Task details: Would you repeat the listing exactly but omit every picture?

Data provided:
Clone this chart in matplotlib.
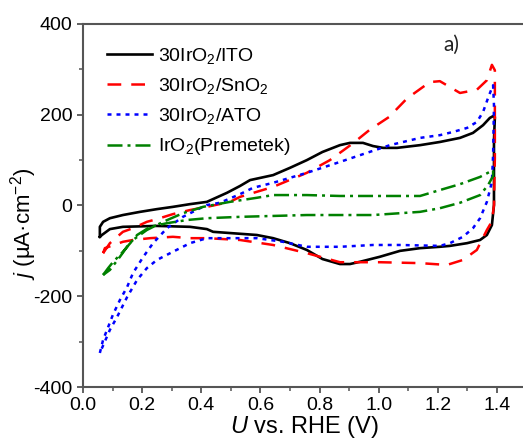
import matplotlib
matplotlib.use("Agg")
import matplotlib.pyplot as plt
from matplotlib.ticker import MultipleLocator, FormatStrFormatter

plt.rcParams["font.family"] = ["Liberation Sans", "DejaVu Sans"]
plt.rcParams["mathtext.fontset"] = "custom"
plt.rcParams["mathtext.rm"] = "Liberation Sans"
plt.rcParams["mathtext.it"] = "Liberation Sans:italic"
plt.rcParams["axes.unicode_minus"] = False

# Cyclic voltammograms: potential (V vs. RHE) and current density (uA/cm2), full loop
ito_u = [0.057, 0.057, 0.068, 0.091, 0.135, 0.193, 0.250, 0.304, 0.362, 0.419, 0.487,
         0.531, 0.565, 0.643, 0.700, 0.757, 0.810, 0.869, 0.903, 0.947, 0.981, 1.015,
         1.062, 1.140, 1.207, 1.275, 1.319, 1.353, 1.376, 1.387, 1.393, 1.390,
         1.390, 1.383, 1.366, 1.343, 1.299, 1.241, 1.207, 1.140, 1.072, 1.004, 0.937,
         0.903, 0.869, 0.810, 0.757, 0.700, 0.643, 0.588, 0.440, 0.419, 0.362, 0.250,
         0.135, 0.091, 0.064, 0.057]
ito_j = [-69, -47, -36, -28, -21, -14, -8, -3, 3, 8, 28,
         43, 56, 67, 83, 100, 118, 133, 138, 138, 131, 127,
         127, 133, 140, 149, 160, 177, 193, 197, 195, 144,
         1, -43, -65, -76, -83, -89, -91, -94, -100, -113, -124,
         -129, -129, -118, -98, -83, -72, -65, -58, -52, -47, -45,
         -47, -52, -65, -69]

sno2_u = [0.068, 0.091, 0.135, 0.169, 0.216, 0.250, 0.304, 0.362, 0.419, 0.497, 0.531,
          0.643, 0.757, 0.835, 0.913, 0.970, 1.035, 1.096, 1.173, 1.207, 1.241, 1.275,
          1.332, 1.366, 1.383, 1.393, 1.393, 1.390, 1.383, 1.366, 1.332, 1.285, 1.231,
          1.140, 1.004, 0.869, 0.757, 0.643, 0.531, 0.419, 0.362, 0.304, 0.227, 0.169,
          0.135, 0.074, 0.068]
sno2_j = [-105, -83, -58, -50, -36, -30, -19, -10, -3, 8, 19,
          41, 72, 100, 137, 167, 195, 236, 272, 274, 261, 248,
          255, 276, 310, 298, 105, 1, -35, -54, -98, -120, -131,
          -127, -125, -125, -105, -87, -76, -72, -72, -69, -72, -76,
          -80, -94, -105]

ato_u = [0.057, 0.068, 0.085, 0.101, 0.125, 0.149, 0.169, 0.203, 0.237, 0.284, 0.338,
         0.396, 0.419, 0.463, 0.531, 0.575, 0.643, 0.757, 0.869, 0.960, 1.038, 1.140,
         1.207, 1.251, 1.299, 1.332, 1.353, 1.370, 1.383, 1.387, 1.390, 1.387, 1.383,
         1.366, 1.343, 1.319, 1.285, 1.241, 1.207, 1.072, 0.981, 0.869, 0.757, 0.676,
         0.588, 0.440, 0.419, 0.362, 0.304, 0.250, 0.216, 0.183, 0.149, 0.115, 0.091,
         0.057]
ato_j = [-325, -296, -268, -241, -208, -180, -149, -114, -83, -50, -25,
         -6, 1, 6, 25, 39, 50, 72, 96, 116, 133, 149,
         155, 162, 171, 184, 206, 237, 259, 265, 221, 111, 52,
         8, -28, -50, -69, -83, -89, -87, -87, -91, -91, -80,
         -72, -72, -72, -83, -102, -120, -138, -164, -202, -246, -274,
         -325]

prem_u = [0.068, 0.085, 0.101, 0.135, 0.169, 0.216, 0.271, 0.338, 0.406, 0.497, 0.588,
          0.643, 0.757, 0.869, 0.981, 1.140, 1.207, 1.275, 1.343, 1.387,
          1.387, 1.370, 1.343, 1.275, 1.207, 1.140, 0.981, 0.757, 0.531, 0.419, 0.352,
          0.284, 0.227, 0.183, 0.149, 0.125, 0.091, 0.068]
prem_j = [-153, -138, -125, -102, -76, -54, -36, -17, -3, 8, 17,
          23, 23, 21, 21, 21, 34, 47, 63, 78,
          65, 45, 23, 6, -6, -14, -21, -21, -25, -28, -32,
          -39, -47, -65, -91, -113, -142, -153]

labels = ["30IrO$_2$/ITO", "30IrO$_2$/SnO$_2$", "30IrO$_2$/ATO", "IrO$_2$(Premetek)"]

fig = plt.figure(figsize=(5.23, 4.44), dpi=100)
ax = fig.add_axes([83 / 523, 57 / 444, 443.5 / 523, 363 / 444])

lw = 1.8
ax.plot(ito_u, ito_j, color="black", lw=lw + 0.1, label=labels[0])
ax.plot(sno2_u, sno2_j, color="#ff0000", lw=lw, dashes=(5.5, 4), label=labels[1])
ax.plot(ato_u, ato_j, color="#0000ff", lw=lw, dashes=(1.6, 2.0), label=labels[2])
ax.plot(prem_u, prem_j, color="#008000", lw=lw, dashes=(6, 2, 1.2, 2), label=labels[3])

ax.set_xlim(0, 1.5)
ax.set_ylim(-400, 400)
ax.xaxis.set_major_locator(MultipleLocator(0.2))
ax.xaxis.set_minor_locator(MultipleLocator(0.1))
ax.yaxis.set_major_locator(MultipleLocator(200))
ax.yaxis.set_minor_locator(MultipleLocator(100))
ax.xaxis.set_major_formatter(FormatStrFormatter("%.1f"))

spine_c = "#555555"
for s in ax.spines.values():
    s.set_color(spine_c)
    s.set_linewidth(1.5)
ax.spines["right"].set_visible(False)
ax.tick_params(which="major", direction="out", length=4.5, width=1.3, color=spine_c,
               labelsize=14, pad=3, top=False, right=False)
ax.tick_params(which="minor", direction="out", length=3, width=1.1, color=spine_c,
               top=False, right=False)

ax.set_xlabel("$U$ vs. RHE (V)", fontsize=17, labelpad=0)
ax.set_ylabel("$j$ (µA·cm$^{-2}$)", fontsize=16)
ax.yaxis.set_label_coords(-0.10, 0.45)

ax.text(1.22, 340, "a)", fontsize=15, family="Lato", color="#222222")

leg = ax.legend(loc="upper left", bbox_to_anchor=(24 / 443.5, 1 - 22 / 363),
                frameon=False, fontsize=14, handlelength=2.3, handletextpad=0.3,
                labelspacing=0.52, borderaxespad=0, borderpad=0)

fig.savefig("out.png", dpi=100)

Solution to the exercise:
Clone this chart in matplotlib.
import matplotlib
matplotlib.use("Agg")
import matplotlib.pyplot as plt
from matplotlib.ticker import MultipleLocator, FormatStrFormatter

plt.rcParams["font.family"] = ["Liberation Sans", "DejaVu Sans"]
plt.rcParams["mathtext.fontset"] = "custom"
plt.rcParams["mathtext.rm"] = "Liberation Sans"
plt.rcParams["mathtext.it"] = "Liberation Sans:italic"
plt.rcParams["axes.unicode_minus"] = False

# Cyclic voltammograms: potential (V vs. RHE) and current density (uA/cm2), full loop
ito_u = [0.057, 0.057, 0.068, 0.091, 0.135, 0.193, 0.250, 0.304, 0.362, 0.419, 0.487,
         0.531, 0.565, 0.643, 0.700, 0.757, 0.810, 0.869, 0.903, 0.947, 0.981, 1.015,
         1.062, 1.140, 1.207, 1.275, 1.319, 1.353, 1.376, 1.387, 1.393, 1.390,
         1.390, 1.383, 1.366, 1.343, 1.299, 1.241, 1.207, 1.140, 1.072, 1.004, 0.937,
         0.903, 0.869, 0.810, 0.757, 0.700, 0.643, 0.588, 0.440, 0.419, 0.362, 0.250,
         0.135, 0.091, 0.064, 0.057]
ito_j = [-69, -47, -36, -28, -21, -14, -8, -3, 3, 8, 28,
         43, 56, 67, 83, 100, 118, 133, 138, 138, 131, 127,
         127, 133, 140, 149, 160, 177, 193, 197, 195, 144,
         1, -43, -65, -76, -83, -89, -91, -94, -100, -113, -124,
         -129, -129, -118, -98, -83, -72, -65, -58, -52, -47, -45,
         -47, -52, -65, -69]

sno2_u = [0.068, 0.091, 0.135, 0.169, 0.216, 0.250, 0.304, 0.362, 0.419, 0.497, 0.531,
          0.643, 0.757, 0.835, 0.913, 0.970, 1.035, 1.096, 1.173, 1.207, 1.241, 1.275,
          1.332, 1.366, 1.383, 1.393, 1.393, 1.390, 1.383, 1.366, 1.332, 1.285, 1.231,
          1.140, 1.004, 0.869, 0.757, 0.643, 0.531, 0.419, 0.362, 0.304, 0.227, 0.169,
          0.135, 0.074, 0.068]
sno2_j = [-105, -83, -58, -50, -36, -30, -19, -10, -3, 8, 19,
          41, 72, 100, 137, 167, 195, 236, 272, 274, 261, 248,
          255, 276, 310, 298, 105, 1, -35, -54, -98, -120, -131,
          -127, -125, -125, -105, -87, -76, -72, -72, -69, -72, -76,
          -80, -94, -105]

ato_u = [0.057, 0.068, 0.085, 0.101, 0.125, 0.149, 0.169, 0.203, 0.237, 0.284, 0.338,
         0.396, 0.419, 0.463, 0.531, 0.575, 0.643, 0.757, 0.869, 0.960, 1.038, 1.140,
         1.207, 1.251, 1.299, 1.332, 1.353, 1.370, 1.383, 1.387, 1.390, 1.387, 1.383,
         1.366, 1.343, 1.319, 1.285, 1.241, 1.207, 1.072, 0.981, 0.869, 0.757, 0.676,
         0.588, 0.440, 0.419, 0.362, 0.304, 0.250, 0.216, 0.183, 0.149, 0.115, 0.091,
         0.057]
ato_j = [-325, -296, -268, -241, -208, -180, -149, -114, -83, -50, -25,
         -6, 1, 6, 25, 39, 50, 72, 96, 116, 133, 149,
         155, 162, 171, 184, 206, 237, 259, 265, 221, 111, 52,
         8, -28, -50, -69, -83, -89, -87, -87, -91, -91, -80,
         -72, -72, -72, -83, -102, -120, -138, -164, -202, -246, -274,
         -325]

prem_u = [0.068, 0.085, 0.101, 0.135, 0.169, 0.216, 0.271, 0.338, 0.406, 0.497, 0.588,
          0.643, 0.757, 0.869, 0.981, 1.140, 1.207, 1.275, 1.343, 1.387,
          1.387, 1.370, 1.343, 1.275, 1.207, 1.140, 0.981, 0.757, 0.531, 0.419, 0.352,
          0.284, 0.227, 0.183, 0.149, 0.125, 0.091, 0.068]
prem_j = [-153, -138, -125, -102, -76, -54, -36, -17, -3, 8, 17,
          23, 23, 21, 21, 21, 34, 47, 63, 78,
          65, 45, 23, 6, -6, -14, -21, -21, -25, -28, -32,
          -39, -47, -65, -91, -113, -142, -153]

labels = ["30IrO$_2$/ITO", "30IrO$_2$/SnO$_2$", "30IrO$_2$/ATO", "IrO$_2$(Premetek)"]

fig = plt.figure(figsize=(5.23, 4.44), dpi=100)
ax = fig.add_axes([83 / 523, 57 / 444, 443.5 / 523, 363 / 444])

lw = 1.8
ax.plot(ito_u, ito_j, color="black", lw=lw + 0.1, label=labels[0])
ax.plot(sno2_u, sno2_j, color="#ff0000", lw=lw, dashes=(5.5, 4), label=labels[1])
ax.plot(ato_u, ato_j, color="#0000ff", lw=lw, dashes=(1.6, 2.0), label=labels[2])
ax.plot(prem_u, prem_j, color="#008000", lw=lw, dashes=(6, 2, 1.2, 2), label=labels[3])

ax.set_xlim(0, 1.5)
ax.set_ylim(-400, 400)
ax.xaxis.set_major_locator(MultipleLocator(0.2))
ax.xaxis.set_minor_locator(MultipleLocator(0.1))
ax.yaxis.set_major_locator(MultipleLocator(200))
ax.yaxis.set_minor_locator(MultipleLocator(100))
ax.xaxis.set_major_formatter(FormatStrFormatter("%.1f"))

spine_c = "#555555"
for s in ax.spines.values():
    s.set_color(spine_c)
    s.set_linewidth(1.5)
ax.spines["right"].set_visible(False)
ax.tick_params(which="major", direction="out", length=4.5, width=1.3, color=spine_c,
               labelsize=14, pad=3, top=False, right=False)
ax.tick_params(which="minor", direction="out", length=3, width=1.1, color=spine_c,
               top=False, right=False)

ax.set_xlabel("$U$ vs. RHE (V)", fontsize=17, labelpad=0)
ax.set_ylabel("$j$ (µA·cm$^{-2}$)", fontsize=16)
ax.yaxis.set_label_coords(-0.10, 0.45)

ax.text(1.22, 340, "a)", fontsize=15, family="Lato", color="#222222")

leg = ax.legend(loc="upper left", bbox_to_anchor=(24 / 443.5, 1 - 22 / 363),
                frameon=False, fontsize=14, handlelength=2.3, handletextpad=0.3,
                labelspacing=0.52, borderaxespad=0, borderpad=0)

fig.savefig("out.png", dpi=100)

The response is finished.